At the last count, thirteen books have arrived here since January began, and there were lots more already on the pending shelf, so that's a good reason to give some of them a brief introduction pro tem while they wait for me to get to them.
Chosen from the pile today almost at random but also for their beautiful, toning jackets (well, a great deal of effort does go into cover design and, as we've said before, it's not always successful), are two novels, Amitav Ghosh's Sea of Poppies
and Burnt Shadows
by Kamila Shamsie.
Sea of Poppies is already well known having been on the Booker shortlist last year. A historical adventure set against the backdrop of the Opium Wars, and the first of a trilogy, this is a story with a vast sweep. As I recall, it was one of the better-loved of the Booker contenders, so I hope I'm in for a treat with it.
Burnt Shadows, coming out soon, is another book with a huge scope reaching from the terrible events which took place in Nagasaki in August 1945, to Delhi, Pakistan, New York and Afghanistan in 2001. "Absorbing", "powerful", "audacious in its ambition", say the reviewers, who are full of praise for this "beautiful book".

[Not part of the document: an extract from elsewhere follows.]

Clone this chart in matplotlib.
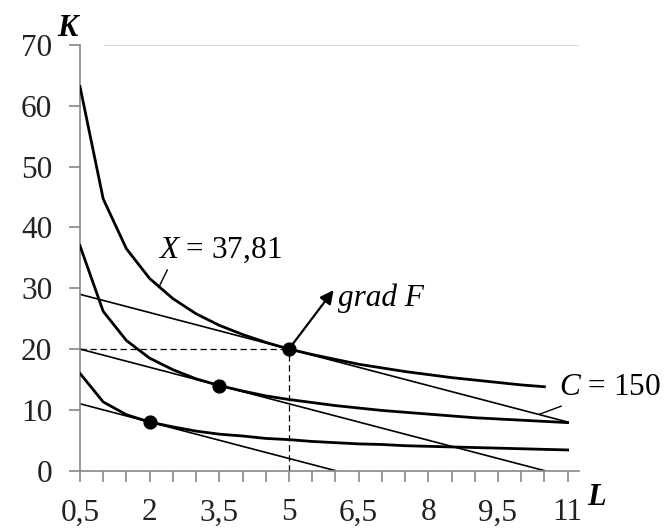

Just a thought on place and subject matter prompted by these books: do you tend to be a 'stay-at-home' in reading terms, preferring books with a familiar setting and more of a domestic bias, or is that on the whole far too mundane for you so that you crave the exotic, the foreign, the big adventure rather than the drawingroom drama? Which type - covers apart for the moment - exerts the greater pull?